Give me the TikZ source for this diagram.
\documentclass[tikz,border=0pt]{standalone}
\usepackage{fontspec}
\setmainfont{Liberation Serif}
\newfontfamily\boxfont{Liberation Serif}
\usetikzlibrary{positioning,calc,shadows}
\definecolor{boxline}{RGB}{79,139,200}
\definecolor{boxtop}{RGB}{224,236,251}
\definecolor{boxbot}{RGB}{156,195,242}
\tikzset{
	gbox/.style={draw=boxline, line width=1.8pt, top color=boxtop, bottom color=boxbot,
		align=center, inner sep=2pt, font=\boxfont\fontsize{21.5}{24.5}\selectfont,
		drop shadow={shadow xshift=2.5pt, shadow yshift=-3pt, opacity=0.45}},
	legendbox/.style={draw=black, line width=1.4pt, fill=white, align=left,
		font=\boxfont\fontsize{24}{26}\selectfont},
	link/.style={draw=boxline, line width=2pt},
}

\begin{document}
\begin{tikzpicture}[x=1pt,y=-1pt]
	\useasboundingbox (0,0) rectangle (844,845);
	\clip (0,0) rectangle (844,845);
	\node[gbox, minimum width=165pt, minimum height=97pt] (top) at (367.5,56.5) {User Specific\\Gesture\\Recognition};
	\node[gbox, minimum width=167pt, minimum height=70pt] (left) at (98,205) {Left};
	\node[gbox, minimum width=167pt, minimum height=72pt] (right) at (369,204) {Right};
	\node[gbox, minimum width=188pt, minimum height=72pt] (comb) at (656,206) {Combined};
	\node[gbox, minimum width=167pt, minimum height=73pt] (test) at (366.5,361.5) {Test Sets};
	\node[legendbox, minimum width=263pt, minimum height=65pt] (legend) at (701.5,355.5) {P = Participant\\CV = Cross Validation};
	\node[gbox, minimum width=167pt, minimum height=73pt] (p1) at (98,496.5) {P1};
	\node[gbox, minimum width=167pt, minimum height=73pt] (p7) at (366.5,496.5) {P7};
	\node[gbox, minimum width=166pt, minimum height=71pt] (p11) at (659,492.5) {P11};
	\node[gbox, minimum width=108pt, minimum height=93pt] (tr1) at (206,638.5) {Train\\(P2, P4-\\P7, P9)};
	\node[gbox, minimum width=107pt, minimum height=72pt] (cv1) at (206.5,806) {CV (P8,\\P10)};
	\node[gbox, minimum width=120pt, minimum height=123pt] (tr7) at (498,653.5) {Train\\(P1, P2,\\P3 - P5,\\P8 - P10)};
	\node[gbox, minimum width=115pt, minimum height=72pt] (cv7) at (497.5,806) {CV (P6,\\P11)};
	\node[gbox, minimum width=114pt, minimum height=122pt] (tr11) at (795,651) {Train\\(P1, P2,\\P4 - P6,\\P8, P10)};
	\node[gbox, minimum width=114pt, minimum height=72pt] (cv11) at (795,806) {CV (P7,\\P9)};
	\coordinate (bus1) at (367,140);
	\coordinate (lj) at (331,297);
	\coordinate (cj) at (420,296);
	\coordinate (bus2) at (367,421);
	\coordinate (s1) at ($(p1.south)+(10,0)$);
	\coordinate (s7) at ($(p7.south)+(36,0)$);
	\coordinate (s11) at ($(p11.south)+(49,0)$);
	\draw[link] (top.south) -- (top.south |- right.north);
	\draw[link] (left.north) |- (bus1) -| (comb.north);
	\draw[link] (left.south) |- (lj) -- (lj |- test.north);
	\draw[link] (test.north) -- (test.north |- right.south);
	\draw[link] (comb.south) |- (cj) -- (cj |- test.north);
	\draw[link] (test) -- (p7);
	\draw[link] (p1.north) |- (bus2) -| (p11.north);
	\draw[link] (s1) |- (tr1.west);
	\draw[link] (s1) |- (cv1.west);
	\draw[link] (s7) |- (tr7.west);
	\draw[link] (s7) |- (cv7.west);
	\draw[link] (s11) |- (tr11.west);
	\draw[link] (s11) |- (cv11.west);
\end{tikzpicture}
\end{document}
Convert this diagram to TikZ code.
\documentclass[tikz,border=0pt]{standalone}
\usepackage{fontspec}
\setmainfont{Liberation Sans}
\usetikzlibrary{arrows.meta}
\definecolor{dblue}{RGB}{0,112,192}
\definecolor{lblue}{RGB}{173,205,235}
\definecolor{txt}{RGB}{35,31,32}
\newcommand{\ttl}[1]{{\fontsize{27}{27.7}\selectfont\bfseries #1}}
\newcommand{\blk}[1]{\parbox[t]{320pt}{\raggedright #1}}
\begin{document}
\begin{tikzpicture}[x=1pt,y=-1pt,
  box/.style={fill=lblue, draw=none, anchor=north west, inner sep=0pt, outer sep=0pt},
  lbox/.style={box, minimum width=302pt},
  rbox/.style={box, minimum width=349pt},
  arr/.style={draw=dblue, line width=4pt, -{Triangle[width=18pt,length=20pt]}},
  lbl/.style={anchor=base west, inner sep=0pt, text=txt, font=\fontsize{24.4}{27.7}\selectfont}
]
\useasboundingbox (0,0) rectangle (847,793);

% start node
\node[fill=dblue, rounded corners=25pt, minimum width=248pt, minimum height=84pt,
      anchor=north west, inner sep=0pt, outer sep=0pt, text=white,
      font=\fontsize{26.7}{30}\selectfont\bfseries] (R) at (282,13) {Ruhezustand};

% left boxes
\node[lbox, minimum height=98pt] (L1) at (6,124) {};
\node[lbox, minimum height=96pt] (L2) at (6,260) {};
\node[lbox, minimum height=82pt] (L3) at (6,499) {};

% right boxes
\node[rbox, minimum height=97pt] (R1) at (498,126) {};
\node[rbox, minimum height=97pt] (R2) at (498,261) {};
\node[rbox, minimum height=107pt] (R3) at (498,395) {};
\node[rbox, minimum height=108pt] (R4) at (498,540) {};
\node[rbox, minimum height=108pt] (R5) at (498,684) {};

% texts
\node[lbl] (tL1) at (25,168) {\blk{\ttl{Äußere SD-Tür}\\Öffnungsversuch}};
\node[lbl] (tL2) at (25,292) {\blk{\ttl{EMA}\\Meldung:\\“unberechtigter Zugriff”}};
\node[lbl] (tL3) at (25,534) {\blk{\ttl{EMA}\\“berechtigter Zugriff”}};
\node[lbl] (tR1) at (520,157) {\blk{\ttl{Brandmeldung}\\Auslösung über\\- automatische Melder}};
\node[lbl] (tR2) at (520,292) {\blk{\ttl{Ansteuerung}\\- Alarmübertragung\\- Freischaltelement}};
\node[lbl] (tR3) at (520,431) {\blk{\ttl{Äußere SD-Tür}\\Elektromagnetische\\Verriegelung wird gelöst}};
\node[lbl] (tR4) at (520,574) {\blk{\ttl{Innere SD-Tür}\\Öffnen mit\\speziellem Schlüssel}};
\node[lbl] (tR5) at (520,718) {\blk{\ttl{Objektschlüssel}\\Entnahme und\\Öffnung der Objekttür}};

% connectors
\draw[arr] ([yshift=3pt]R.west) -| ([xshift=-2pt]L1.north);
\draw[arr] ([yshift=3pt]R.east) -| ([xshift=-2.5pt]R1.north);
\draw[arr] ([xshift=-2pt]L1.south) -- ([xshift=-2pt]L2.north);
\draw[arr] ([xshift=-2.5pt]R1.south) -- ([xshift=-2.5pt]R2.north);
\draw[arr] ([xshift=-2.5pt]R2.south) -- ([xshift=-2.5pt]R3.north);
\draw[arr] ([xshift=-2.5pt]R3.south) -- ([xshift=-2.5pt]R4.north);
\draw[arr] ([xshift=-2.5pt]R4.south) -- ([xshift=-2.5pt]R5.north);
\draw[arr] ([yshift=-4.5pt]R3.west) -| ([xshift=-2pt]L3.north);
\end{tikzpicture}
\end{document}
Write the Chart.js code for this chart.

Exercise> Retype the listing above in full, with no alterations.

Solution to this task>
Give me the TikZ source for this diagram.
\documentclass[tikz,border=0pt]{standalone}
\usepackage{fontspec}
\setmainfont{Liberation Serif}
\newfontfamily\boxfont{Liberation Serif}
\usetikzlibrary{positioning,calc,shadows}
\definecolor{boxline}{RGB}{79,139,200}
\definecolor{boxtop}{RGB}{224,236,251}
\definecolor{boxbot}{RGB}{156,195,242}
\tikzset{
	gbox/.style={draw=boxline, line width=1.8pt, top color=boxtop, bottom color=boxbot,
		align=center, inner sep=2pt, font=\boxfont\fontsize{21.5}{24.5}\selectfont,
		drop shadow={shadow xshift=2.5pt, shadow yshift=-3pt, opacity=0.45}},
	legendbox/.style={draw=black, line width=1.4pt, fill=white, align=left,
		font=\boxfont\fontsize{24}{26}\selectfont},
	link/.style={draw=boxline, line width=2pt},
}

\begin{document}
\begin{tikzpicture}[x=1pt,y=-1pt]
	\useasboundingbox (0,0) rectangle (844,845);
	\clip (0,0) rectangle (844,845);
	\node[gbox, minimum width=165pt, minimum height=97pt] (top) at (367.5,56.5) {User Specific\\Gesture\\Recognition};
	\node[gbox, minimum width=167pt, minimum height=70pt] (left) at (98,205) {Left};
	\node[gbox, minimum width=167pt, minimum height=72pt] (right) at (369,204) {Right};
	\node[gbox, minimum width=188pt, minimum height=72pt] (comb) at (656,206) {Combined};
	\node[gbox, minimum width=167pt, minimum height=73pt] (test) at (366.5,361.5) {Test Sets};
	\node[legendbox, minimum width=263pt, minimum height=65pt] (legend) at (701.5,355.5) {P = Participant\\CV = Cross Validation};
	\node[gbox, minimum width=167pt, minimum height=73pt] (p1) at (98,496.5) {P1};
	\node[gbox, minimum width=167pt, minimum height=73pt] (p7) at (366.5,496.5) {P7};
	\node[gbox, minimum width=166pt, minimum height=71pt] (p11) at (659,492.5) {P11};
	\node[gbox, minimum width=108pt, minimum height=93pt] (tr1) at (206,638.5) {Train\\(P2, P4-\\P7, P9)};
	\node[gbox, minimum width=107pt, minimum height=72pt] (cv1) at (206.5,806) {CV (P8,\\P10)};
	\node[gbox, minimum width=120pt, minimum height=123pt] (tr7) at (498,653.5) {Train\\(P1, P2,\\P3 - P5,\\P8 - P10)};
	\node[gbox, minimum width=115pt, minimum height=72pt] (cv7) at (497.5,806) {CV (P6,\\P11)};
	\node[gbox, minimum width=114pt, minimum height=122pt] (tr11) at (795,651) {Train\\(P1, P2,\\P4 - P6,\\P8, P10)};
	\node[gbox, minimum width=114pt, minimum height=72pt] (cv11) at (795,806) {CV (P7,\\P9)};
	\coordinate (bus1) at (367,140);
	\coordinate (lj) at (331,297);
	\coordinate (cj) at (420,296);
	\coordinate (bus2) at (367,421);
	\coordinate (s1) at ($(p1.south)+(10,0)$);
	\coordinate (s7) at ($(p7.south)+(36,0)$);
	\coordinate (s11) at ($(p11.south)+(49,0)$);
	\draw[link] (top.south) -- (top.south |- right.north);
	\draw[link] (left.north) |- (bus1) -| (comb.north);
	\draw[link] (left.south) |- (lj) -- (lj |- test.north);
	\draw[link] (test.north) -- (test.north |- right.south);
	\draw[link] (comb.south) |- (cj) -- (cj |- test.north);
	\draw[link] (test) -- (p7);
	\draw[link] (p1.north) |- (bus2) -| (p11.north);
	\draw[link] (s1) |- (tr1.west);
	\draw[link] (s1) |- (cv1.west);
	\draw[link] (s7) |- (tr7.west);
	\draw[link] (s7) |- (cv7.west);
	\draw[link] (s11) |- (tr11.west);
	\draw[link] (s11) |- (cv11.west);
\end{tikzpicture}
\end{document}
Convert this diagram to TikZ code.
\documentclass[tikz,border=0pt]{standalone}
\usepackage{fontspec}
\setmainfont{Liberation Sans}
\usetikzlibrary{arrows.meta}
\definecolor{dblue}{RGB}{0,112,192}
\definecolor{lblue}{RGB}{173,205,235}
\definecolor{txt}{RGB}{35,31,32}
\newcommand{\ttl}[1]{{\fontsize{27}{27.7}\selectfont\bfseries #1}}
\newcommand{\blk}[1]{\parbox[t]{320pt}{\raggedright #1}}
\begin{document}
\begin{tikzpicture}[x=1pt,y=-1pt,
  box/.style={fill=lblue, draw=none, anchor=north west, inner sep=0pt, outer sep=0pt},
  lbox/.style={box, minimum width=302pt},
  rbox/.style={box, minimum width=349pt},
  arr/.style={draw=dblue, line width=4pt, -{Triangle[width=18pt,length=20pt]}},
  lbl/.style={anchor=base west, inner sep=0pt, text=txt, font=\fontsize{24.4}{27.7}\selectfont}
]
\useasboundingbox (0,0) rectangle (847,793);

% start node
\node[fill=dblue, rounded corners=25pt, minimum width=248pt, minimum height=84pt,
      anchor=north west, inner sep=0pt, outer sep=0pt, text=white,
      font=\fontsize{26.7}{30}\selectfont\bfseries] (R) at (282,13) {Ruhezustand};

% left boxes
\node[lbox, minimum height=98pt] (L1) at (6,124) {};
\node[lbox, minimum height=96pt] (L2) at (6,260) {};
\node[lbox, minimum height=82pt] (L3) at (6,499) {};

% right boxes
\node[rbox, minimum height=97pt] (R1) at (498,126) {};
\node[rbox, minimum height=97pt] (R2) at (498,261) {};
\node[rbox, minimum height=107pt] (R3) at (498,395) {};
\node[rbox, minimum height=108pt] (R4) at (498,540) {};
\node[rbox, minimum height=108pt] (R5) at (498,684) {};

% texts
\node[lbl] (tL1) at (25,168) {\blk{\ttl{Äußere SD-Tür}\\Öffnungsversuch}};
\node[lbl] (tL2) at (25,292) {\blk{\ttl{EMA}\\Meldung:\\“unberechtigter Zugriff”}};
\node[lbl] (tL3) at (25,534) {\blk{\ttl{EMA}\\“berechtigter Zugriff”}};
\node[lbl] (tR1) at (520,157) {\blk{\ttl{Brandmeldung}\\Auslösung über\\- automatische Melder}};
\node[lbl] (tR2) at (520,292) {\blk{\ttl{Ansteuerung}\\- Alarmübertragung\\- Freischaltelement}};
\node[lbl] (tR3) at (520,431) {\blk{\ttl{Äußere SD-Tür}\\Elektromagnetische\\Verriegelung wird gelöst}};
\node[lbl] (tR4) at (520,574) {\blk{\ttl{Innere SD-Tür}\\Öffnen mit\\speziellem Schlüssel}};
\node[lbl] (tR5) at (520,718) {\blk{\ttl{Objektschlüssel}\\Entnahme und\\Öffnung der Objekttür}};

% connectors
\draw[arr] ([yshift=3pt]R.west) -| ([xshift=-2pt]L1.north);
\draw[arr] ([yshift=3pt]R.east) -| ([xshift=-2.5pt]R1.north);
\draw[arr] ([xshift=-2pt]L1.south) -- ([xshift=-2pt]L2.north);
\draw[arr] ([xshift=-2.5pt]R1.south) -- ([xshift=-2.5pt]R2.north);
\draw[arr] ([xshift=-2.5pt]R2.south) -- ([xshift=-2.5pt]R3.north);
\draw[arr] ([xshift=-2.5pt]R3.south) -- ([xshift=-2.5pt]R4.north);
\draw[arr] ([xshift=-2.5pt]R4.south) -- ([xshift=-2.5pt]R5.north);
\draw[arr] ([yshift=-4.5pt]R3.west) -| ([xshift=-2pt]L3.north);
\end{tikzpicture}
\end{document}
Write the Chart.js code for this chart.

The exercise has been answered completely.